### WHAT NEEDS TO BE DONE
Give again, exactly as written, the lines of the records below from the line with "What Apache ECharts" to the line with "const BLUE = '#4472C4';". Both end lines count; pictures do not.

EXERCISE DATA start

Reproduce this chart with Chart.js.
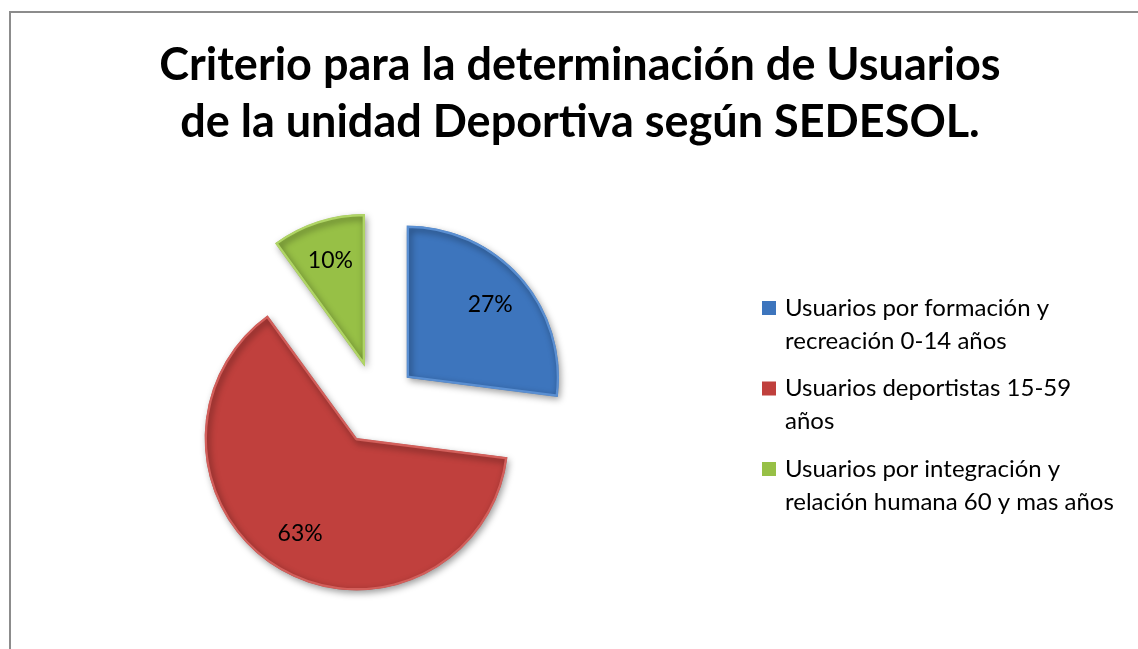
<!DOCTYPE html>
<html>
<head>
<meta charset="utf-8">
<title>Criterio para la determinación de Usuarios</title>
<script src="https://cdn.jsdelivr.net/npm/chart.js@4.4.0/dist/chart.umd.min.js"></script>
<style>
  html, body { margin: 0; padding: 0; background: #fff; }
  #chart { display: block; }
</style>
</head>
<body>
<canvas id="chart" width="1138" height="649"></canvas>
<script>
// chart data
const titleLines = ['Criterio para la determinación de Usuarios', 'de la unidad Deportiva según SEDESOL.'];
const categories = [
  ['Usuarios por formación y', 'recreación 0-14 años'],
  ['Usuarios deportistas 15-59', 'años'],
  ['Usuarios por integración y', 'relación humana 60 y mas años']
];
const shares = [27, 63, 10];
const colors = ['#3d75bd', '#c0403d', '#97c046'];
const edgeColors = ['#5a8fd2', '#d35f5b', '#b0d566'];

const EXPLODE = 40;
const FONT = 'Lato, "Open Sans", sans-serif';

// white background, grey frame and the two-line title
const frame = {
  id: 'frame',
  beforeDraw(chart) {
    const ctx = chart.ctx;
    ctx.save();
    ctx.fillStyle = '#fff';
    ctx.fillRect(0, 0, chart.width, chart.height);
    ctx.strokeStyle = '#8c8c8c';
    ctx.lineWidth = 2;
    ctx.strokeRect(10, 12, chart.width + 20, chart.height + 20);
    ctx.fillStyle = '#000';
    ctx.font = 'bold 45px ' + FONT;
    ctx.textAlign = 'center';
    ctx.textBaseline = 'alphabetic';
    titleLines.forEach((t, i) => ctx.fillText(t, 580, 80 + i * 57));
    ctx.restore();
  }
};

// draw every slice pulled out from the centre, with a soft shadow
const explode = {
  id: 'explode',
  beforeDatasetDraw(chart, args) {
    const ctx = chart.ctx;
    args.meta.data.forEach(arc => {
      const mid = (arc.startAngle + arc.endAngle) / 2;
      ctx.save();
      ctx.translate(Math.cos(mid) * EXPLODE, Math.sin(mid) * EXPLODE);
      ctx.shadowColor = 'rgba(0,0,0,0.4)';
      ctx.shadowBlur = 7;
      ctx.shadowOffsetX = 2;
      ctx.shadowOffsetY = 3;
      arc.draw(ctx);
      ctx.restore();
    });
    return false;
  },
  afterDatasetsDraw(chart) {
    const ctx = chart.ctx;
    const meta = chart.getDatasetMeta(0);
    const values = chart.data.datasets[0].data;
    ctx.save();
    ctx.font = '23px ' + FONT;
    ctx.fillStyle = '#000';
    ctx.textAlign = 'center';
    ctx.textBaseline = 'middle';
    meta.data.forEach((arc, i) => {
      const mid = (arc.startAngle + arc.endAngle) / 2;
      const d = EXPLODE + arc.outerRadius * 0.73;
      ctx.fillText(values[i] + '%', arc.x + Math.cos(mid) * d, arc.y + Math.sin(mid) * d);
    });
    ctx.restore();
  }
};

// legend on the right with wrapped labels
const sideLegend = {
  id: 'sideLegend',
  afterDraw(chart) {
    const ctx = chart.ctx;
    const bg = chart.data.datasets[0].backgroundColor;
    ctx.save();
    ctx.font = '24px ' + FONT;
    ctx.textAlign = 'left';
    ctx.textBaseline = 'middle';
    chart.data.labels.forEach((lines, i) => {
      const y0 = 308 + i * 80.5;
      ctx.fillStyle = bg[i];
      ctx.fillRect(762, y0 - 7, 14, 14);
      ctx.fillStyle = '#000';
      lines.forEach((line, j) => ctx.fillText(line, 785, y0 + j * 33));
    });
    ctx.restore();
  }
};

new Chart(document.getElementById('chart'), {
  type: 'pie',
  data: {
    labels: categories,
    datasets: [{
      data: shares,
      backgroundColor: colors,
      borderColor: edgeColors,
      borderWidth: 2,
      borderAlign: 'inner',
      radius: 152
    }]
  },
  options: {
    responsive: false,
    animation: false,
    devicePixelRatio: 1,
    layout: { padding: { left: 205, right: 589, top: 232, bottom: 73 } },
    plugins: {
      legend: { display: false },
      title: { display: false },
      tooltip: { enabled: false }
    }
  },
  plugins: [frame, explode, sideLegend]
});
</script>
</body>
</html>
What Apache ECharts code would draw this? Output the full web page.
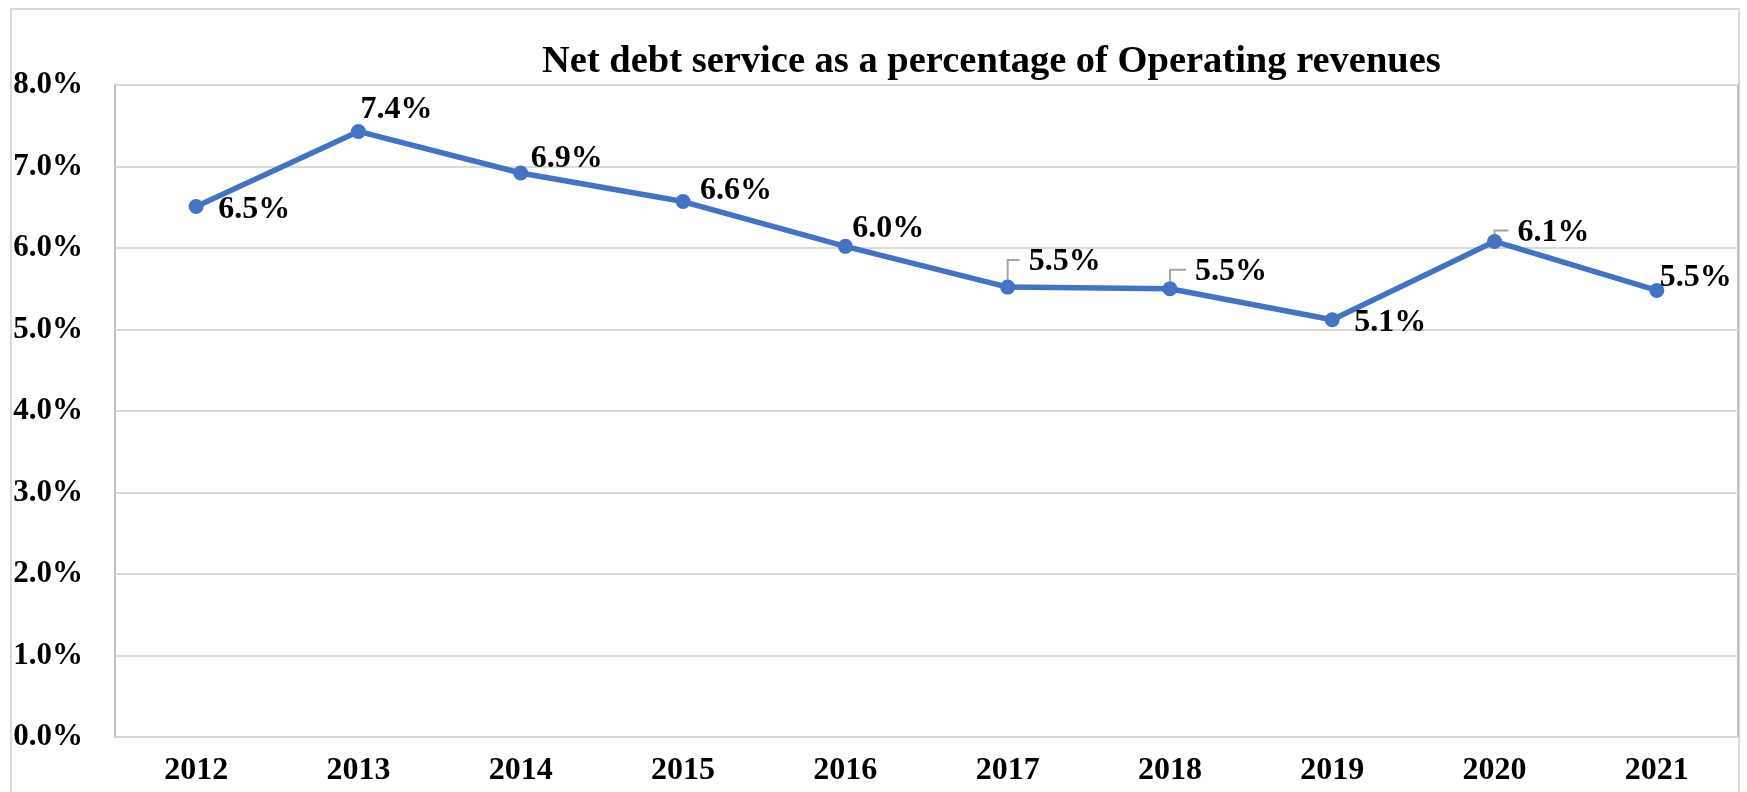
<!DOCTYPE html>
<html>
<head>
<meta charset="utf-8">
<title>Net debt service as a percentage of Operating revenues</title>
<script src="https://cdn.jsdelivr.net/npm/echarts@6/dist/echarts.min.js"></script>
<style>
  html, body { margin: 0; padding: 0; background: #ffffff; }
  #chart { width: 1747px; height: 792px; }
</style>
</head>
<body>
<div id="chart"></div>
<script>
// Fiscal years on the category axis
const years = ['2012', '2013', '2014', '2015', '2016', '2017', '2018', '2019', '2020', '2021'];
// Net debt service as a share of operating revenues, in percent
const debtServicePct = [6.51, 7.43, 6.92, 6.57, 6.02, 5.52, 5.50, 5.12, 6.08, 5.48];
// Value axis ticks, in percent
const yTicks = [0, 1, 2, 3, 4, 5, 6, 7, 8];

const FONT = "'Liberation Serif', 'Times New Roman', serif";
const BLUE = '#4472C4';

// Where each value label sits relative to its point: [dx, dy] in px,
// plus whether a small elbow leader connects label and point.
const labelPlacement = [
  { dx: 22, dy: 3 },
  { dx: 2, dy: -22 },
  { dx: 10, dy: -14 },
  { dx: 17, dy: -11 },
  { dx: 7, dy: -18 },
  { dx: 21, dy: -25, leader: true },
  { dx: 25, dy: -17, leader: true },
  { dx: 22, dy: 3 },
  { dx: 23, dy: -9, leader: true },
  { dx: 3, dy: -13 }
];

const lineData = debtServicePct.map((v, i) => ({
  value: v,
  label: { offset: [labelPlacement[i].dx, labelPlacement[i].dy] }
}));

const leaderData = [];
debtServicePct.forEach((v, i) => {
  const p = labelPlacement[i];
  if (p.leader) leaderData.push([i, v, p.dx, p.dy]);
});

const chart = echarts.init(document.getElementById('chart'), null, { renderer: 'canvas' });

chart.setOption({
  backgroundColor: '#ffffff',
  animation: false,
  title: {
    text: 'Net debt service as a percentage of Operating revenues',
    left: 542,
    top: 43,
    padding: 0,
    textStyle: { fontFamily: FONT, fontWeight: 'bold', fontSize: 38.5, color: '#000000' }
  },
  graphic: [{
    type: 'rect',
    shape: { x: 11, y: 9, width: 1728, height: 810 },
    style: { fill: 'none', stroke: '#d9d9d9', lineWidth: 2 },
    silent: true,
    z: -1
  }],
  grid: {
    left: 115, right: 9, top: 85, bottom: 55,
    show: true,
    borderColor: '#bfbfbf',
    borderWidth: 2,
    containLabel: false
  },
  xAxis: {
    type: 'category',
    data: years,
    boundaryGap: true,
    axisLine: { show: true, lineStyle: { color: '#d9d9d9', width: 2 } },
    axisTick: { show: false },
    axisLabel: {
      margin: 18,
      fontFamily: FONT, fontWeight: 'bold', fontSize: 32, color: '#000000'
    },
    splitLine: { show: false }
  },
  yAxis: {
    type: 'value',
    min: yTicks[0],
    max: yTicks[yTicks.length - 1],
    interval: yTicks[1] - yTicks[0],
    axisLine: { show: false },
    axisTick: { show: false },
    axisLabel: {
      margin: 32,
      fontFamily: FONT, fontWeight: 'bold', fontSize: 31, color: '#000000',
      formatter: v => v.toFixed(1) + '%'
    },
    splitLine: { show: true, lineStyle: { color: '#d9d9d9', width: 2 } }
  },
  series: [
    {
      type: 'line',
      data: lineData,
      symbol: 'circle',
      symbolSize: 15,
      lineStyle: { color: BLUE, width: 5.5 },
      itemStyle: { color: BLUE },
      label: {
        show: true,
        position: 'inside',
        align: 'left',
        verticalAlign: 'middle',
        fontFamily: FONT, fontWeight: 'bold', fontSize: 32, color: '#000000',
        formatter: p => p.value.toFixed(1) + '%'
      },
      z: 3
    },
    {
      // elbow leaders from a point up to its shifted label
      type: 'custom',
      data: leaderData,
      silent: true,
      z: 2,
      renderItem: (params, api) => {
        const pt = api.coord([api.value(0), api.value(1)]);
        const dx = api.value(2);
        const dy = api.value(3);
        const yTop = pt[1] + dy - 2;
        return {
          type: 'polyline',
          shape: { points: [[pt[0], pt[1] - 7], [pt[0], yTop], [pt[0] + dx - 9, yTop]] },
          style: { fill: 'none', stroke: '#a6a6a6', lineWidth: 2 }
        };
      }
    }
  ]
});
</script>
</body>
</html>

EXERCISE DATA end

### WRITTEN ANSWER
What Apache ECharts code would draw this? Output the full web page.
<!DOCTYPE html>
<html>
<head>
<meta charset="utf-8">
<title>Net debt service as a percentage of Operating revenues</title>
<script src="https://cdn.jsdelivr.net/npm/echarts@6/dist/echarts.min.js"></script>
<style>
  html, body { margin: 0; padding: 0; background: #ffffff; }
  #chart { width: 1747px; height: 792px; }
</style>
</head>
<body>
<div id="chart"></div>
<script>
// Fiscal years on the category axis
const years = ['2012', '2013', '2014', '2015', '2016', '2017', '2018', '2019', '2020', '2021'];
// Net debt service as a share of operating revenues, in percent
const debtServicePct = [6.51, 7.43, 6.92, 6.57, 6.02, 5.52, 5.50, 5.12, 6.08, 5.48];
// Value axis ticks, in percent
const yTicks = [0, 1, 2, 3, 4, 5, 6, 7, 8];

const FONT = "'Liberation Serif', 'Times New Roman', serif";
const BLUE = '#4472C4';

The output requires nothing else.